Time.current.to_i - timestamp.to_i < 300
end
def timestamp
request.headers['X-Occson-Timestamp']
end
# ...
And there we go. Now we’ll only accept each request for five minutes after it was originated. In practice, this should be a safe value - using only a few seconds may be too little if one accounts for network latency and async jobs on either side, and five minutes should be a slim enough window for any attackers to make a replay attack impractical. However, we encourage you to think through your use case and decide what’s safe and practical for you.
Putting it all together
Here’s the final version of the controller:
class WebhooksController < ApplicationController
skip_before_action :verify_authenticity_token
def create
return json_error('Wrong timestamp') unless timestamp_ok?
return json_error('Wrong signature') unless signature_ok?
OccsonConfigLoader.new(document_uri).call if path_ok?
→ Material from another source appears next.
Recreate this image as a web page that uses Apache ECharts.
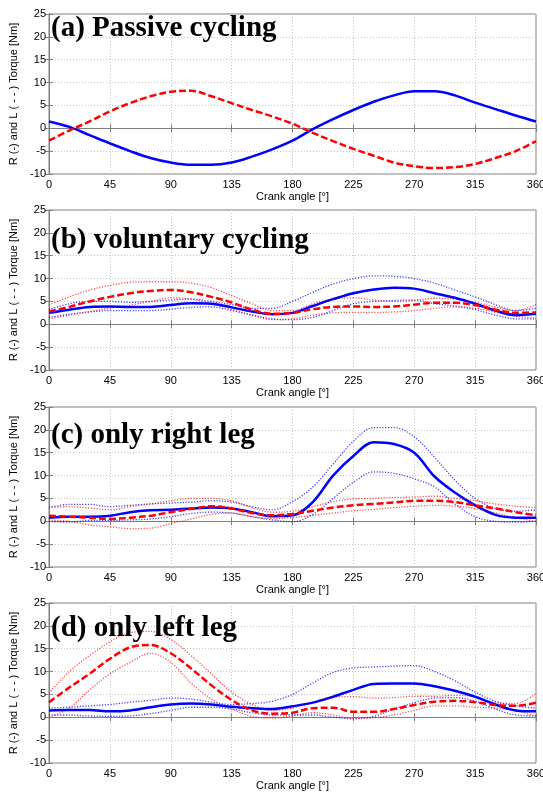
<!DOCTYPE html>
<html><head><meta charset="utf-8">
<script src="https://cdn.jsdelivr.net/npm/echarts@6/dist/echarts.min.js"></script>
<style>html,body{margin:0;padding:0;background:#fff;overflow:hidden}#c{width:543px;height:792px}</style>
</head><body><div id="c"></div>
<script>
const angles = [0,15,30,45,60,75,90,105,120,135,150,165,180,195,210,225,240,255,270,285,300,315,330,345,360];
const xTicks = [0,45,90,135,180,225,270,315,360];
const yTicks = [-10,-5,0,5,10,15,20,25];
const titles = ['(a) Passive cycling','(b) voluntary cycling','(c) only right leg','(d) only left leg'];

// (a) passive
const aRight = [1.5,0.3,-1.5,-3.3,-5,-6.5,-7.5,-8,-8,-7.5,-6.2,-4.6,-2.7,-0.2,2,4,5.8,7.2,8.1,8.1,7.2,5.6,4.2,2.8,1.5];
const aLeft  = [-2.7,-0.5,1.5,3.7,5.5,7,8,8.2,7,5.5,4,2.6,1,-1,-2.8,-4.5,-6,-7.5,-8.3,-8.7,-8.5,-7.8,-6.5,-5,-2.8];

// (b) voluntary
const bRight   = [2.5,3.2,3.8,3.9,3.8,3.8,4.2,4.6,4.5,3.7,2.8,2.2,2.5,4,5.5,6.8,7.6,8,7.8,6.8,5.8,4.5,3,2,2.3];
const bRightHi = [3.2,4.5,5,5,4.8,5,5.3,5.5,5,4.3,3.5,3.5,5,7,8.8,10,10.6,10.5,10,9,7.5,6,4.3,3,3.5];
const bRightLo = [1.5,2.2,2.7,3,3,3,3.3,3.7,3.8,3,2,1.2,1,1.5,3,4.5,5,5.2,5.3,4.5,4,3.2,2,1.2,1.2];
const bLeft    = [2.8,3.8,5,6,6.8,7.3,7.5,7,6,4.8,3.2,2.3,2.5,3.3,3.8,3.9,3.8,3.9,4.3,4.7,4.7,4.2,3.2,2.5,2.6];
const bLeftHi  = [4.3,6,7.5,8.5,9.2,9.3,9.3,9,8,6.3,4.5,3,3,4.5,5.5,5.8,5.3,5,5.2,5.7,5.5,4.8,3.8,3,4.3];
const bLeftLo  = [1.2,2,2.8,3.5,4.2,5,5.8,5.5,4.5,3.3,2,1,1.2,2,2.5,2.6,2.6,2.7,3,3.5,3.8,3.5,2.6,1.8,1.3];

// (c) only right leg
const cRight   = [0.8,1,1,1.2,2,2.4,2.5,2.8,3,2.8,2,1.1,1.3,4.2,10,14.3,17.3,16.9,15,9.8,6.3,3.5,1.4,0.8,0.8];
const cRightHi = [3,3.7,3.7,3.2,3.5,3.8,4,4.2,4.5,4.2,3.2,2.5,4.3,7.5,12.5,17.5,20.5,20.5,18.5,14,9,5,2.8,2.2,2.5];
const cRightLo = [0,-0.2,0.2,0.2,0.3,0.5,1,1.7,2,1.8,1,0.3,-0.1,1.5,5,8.5,10.8,10.5,9.3,7.5,3.8,1,0,-0.2,0];
const cLeft    = [1.2,1,0.8,0.5,0.8,1.2,2,2.7,3.3,2.8,1.8,1.3,1.6,2.3,3,3.5,3.8,4.1,4.5,4.5,4.2,3.5,2.8,2,1.3];
const cLeftHi  = [3,3.2,2.9,2.5,3.2,3.8,4.5,5,5,4.5,3,2,2.2,3.2,4.3,4.9,5,5.2,5.3,5.5,5,4.5,3.8,3.3,3];
const cLeftLo  = [0.3,0,-0.8,-1.2,-1.6,-1.5,-0.5,0.5,1.5,1.8,1,0.6,0.8,1.3,1.8,2.3,2.6,3,3.3,3.5,3.3,2.8,1.8,0.8,0];

// (d) only left leg
const dRight   = [1.5,1.6,1.6,1.3,1.5,2.2,2.8,3,2.8,2.3,2,1.8,2.4,3.2,4.5,6,7.3,7.4,7.4,6.8,5.8,4.5,2.8,1.5,1.3];
const dRightHi = [2,2.2,2.5,2.8,3.3,3.7,4.2,4,3.3,2.8,3,3.5,5,7.5,9.8,10.8,11,11.2,11.3,10,8,5.5,3.5,2.5,2];
const dRightLo = [0.5,0.5,0.3,0.2,0.3,0.8,1.5,2.2,2.2,1.8,1,0.5,0.5,0.5,0,-0.3,0.2,1.8,3.2,4.2,4.3,3.5,1.8,0.5,0.3];
const dLeft    = [3.3,6.5,9.5,12.8,15.3,15.8,14,10.7,7,3.8,1.5,0.8,1,2,2.1,1.2,1.2,1.8,2.7,3.4,3.6,3.3,2.7,2.5,3.2];
const dLeftHi  = [5.3,10,13.5,16.5,18.5,18.8,17,13.5,9.5,5.5,2.8,1.5,2,3.3,4.5,4.5,4.2,4.3,4.6,4.6,4.8,4.5,3.2,3,5.2];
const dLeftLo  = [0,2,6,9.5,12,14,12,7.5,4,1.8,0.2,-0.2,0.3,1,0.5,-0.3,-0.1,0.5,1.5,2.5,2.5,2.2,2,1.5,0.2];

const panels = [
  {right:aRight, left:aLeft},
  {right:bRight, rightHi:bRightHi, rightLo:bRightLo, left:bLeft, leftHi:bLeftHi, leftLo:bLeftLo},
  {right:cRight, rightHi:cRightHi, rightLo:cRightLo, left:cLeft, leftHi:cLeftHi, leftLo:cLeftLo},
  {right:dRight, rightHi:dRightHi, rightLo:dRightLo, left:dLeft, leftHi:dLeftHi, leftLo:dLeftLo}
];

const tops = [14,210,407,603];
const titleY = [14,226,421,614];
const BLUE = '#0000ff', RED = '#ff0000';
const AX = '#7f7f7f';
const FONT = 'Liberation Sans';

const grid = [], xAxis = [], yAxis = [], series = [], graphic = [];
const pairs = arr => angles.map((a,i)=>[a, arr[i]]);

panels.forEach((p, i) => {
  grid.push({left:49, right:7, top:tops[i], height:160, show:true, borderColor:AX, borderWidth:1,
    backgroundColor:'transparent', containLabel:false, outerBoundsMode:'none'});
  xAxis.push({
    gridIndex:i, type:'value', min:0, max:360, interval:45,
    name:'Crank angle [°]', nameLocation:'middle', nameGap:17,
    nameTextStyle:{fontSize:11, color:'#000', fontFamily:FONT},
    axisLine:{show:true, lineStyle:{color:AX, width:1}},
    axisTick:{show:true, inside:true, length:4, lineStyle:{color:AX}},
    axisLabel:{fontSize:11, color:'#000', fontFamily:FONT, margin:5, showMaxLabel:true, showMinLabel:true, hideOverlap:false},
    splitLine:{show:true, lineStyle:{color:'#c4c4c4', type:[1,2], width:1}}
  });
  xAxis.push({
    gridIndex:i, type:'value', min:0, max:360, interval:45, position:'top',
    axisLine:{show:true, lineStyle:{color:AX}},
    axisTick:{show:true, inside:true, length:4, lineStyle:{color:AX}},
    axisLabel:{show:false}, splitLine:{show:false}
  });
  yAxis.push({
    gridIndex:i, type:'value', min:-10, max:25, interval:5,
    name:'R (-) and L ( - - ) Torque [Nm]', nameLocation:'middle', nameGap:24,
    nameTextStyle:{fontSize:11, color:'#000', fontFamily:FONT},
    axisLine:{show:true, lineStyle:{color:AX, width:1}},
    axisTick:{show:true, inside:true, length:4, lineStyle:{color:AX}},
    axisLabel:{fontSize:11, color:'#000', fontFamily:FONT, margin:3},
    splitLine:{show:true, lineStyle:{color:'#c4c4c4', type:[1,2], width:1}}
  });
  yAxis.push({
    gridIndex:i, type:'value', min:-10, max:25, interval:5, position:'right',
    axisLine:{show:true, lineStyle:{color:AX}},
    axisTick:{show:true, inside:true, length:4, lineStyle:{color:AX}},
    axisLabel:{show:false}, splitLine:{show:false}
  });
  const xi = i*2, yi = i*2;
  const addLine = (arr, color, type, width, z, op) => {
    series.push({type:'line', xAxisIndex:xi, yAxisIndex:yi, data:pairs(arr), showSymbol:false, symbol:'none',
      smooth:0.35, z:z, silent:true, animation:false,
      lineStyle:{color:color, type:type, width:width, opacity:op}});
  };
  if (p.rightHi) {
    addLine(p.rightHi, BLUE, [1.2,1.6], 1.3, 2, 0.75);
    addLine(p.rightLo, BLUE, [1.2,1.6], 1.3, 2, 0.75);
    addLine(p.leftHi, RED, [1.2,1.6], 1.3, 2, 0.7);
    addLine(p.leftLo, RED, [1.2,1.6], 1.3, 2, 0.7);
  }
  addLine(p.right, BLUE, 'solid', 2.5, 4, 1);
  addLine(p.left, RED, [7,3], 2.5, 5, 1);
  graphic.push({type:'text', left:51, top:titleY[i], z:100,
    style:{text:titles[i], font:'bold 29px "Liberation Serif"', fill:'#000'}});
});

const chart = echarts.init(document.getElementById('c'), null, {renderer:'canvas'});
chart.setOption({animation:false, backgroundColor:'#fff', grid, xAxis, yAxis, series, graphic});
</script>
</body></html>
render json: { message: :ok }, status: 200
end
private
def signature_ok?
digest = OpenSSL::Digest.new('sha256')
hmac = OpenSSL::HMAC.new(ENV['OCCSON_WEBHOOK_SECRET'], digest)
hmac.update(payload)
hmac.update(timestamp)
ActiveSupport::SecurityUtils.fixed_length_secure_compare(signature, hmac.hexdigest)
end
def timestamp_ok?
Time.current.to_i - timestamp.to_i < 300
end
def path_ok?
body['path'].ends_with?('.env')
end
def payload
request.raw_post
end
def body
JSON.parse(payload)
end
def signature
request.headers['X-Occson-Signature']
end
def timestamp
request.headers['X-Occson-Timestamp']
end
def document_uri
"occson://#{body['path']}"
end
def json_error(message)
render json: { message: message, } status: 422
end
end
Let’s update our configuration file then:
We save, navigate to envie
’s main page, and…
FOO=bar
BAZ=quux
OCCSON_WEBHOOK_SECRET=5a2aae07-c109-4aec-8e65-51bc457efccc
RACK_ENV=development
HELLO=world
Ta-dah!
Final considerations
Similar to how we encourage you to think about security implications for your system, we encourage you to think about what Occson webhooks can do for your system. The example application glances over several decisions you need to make for yourself, including how to approach config versioning, rollbacks and removing old variables.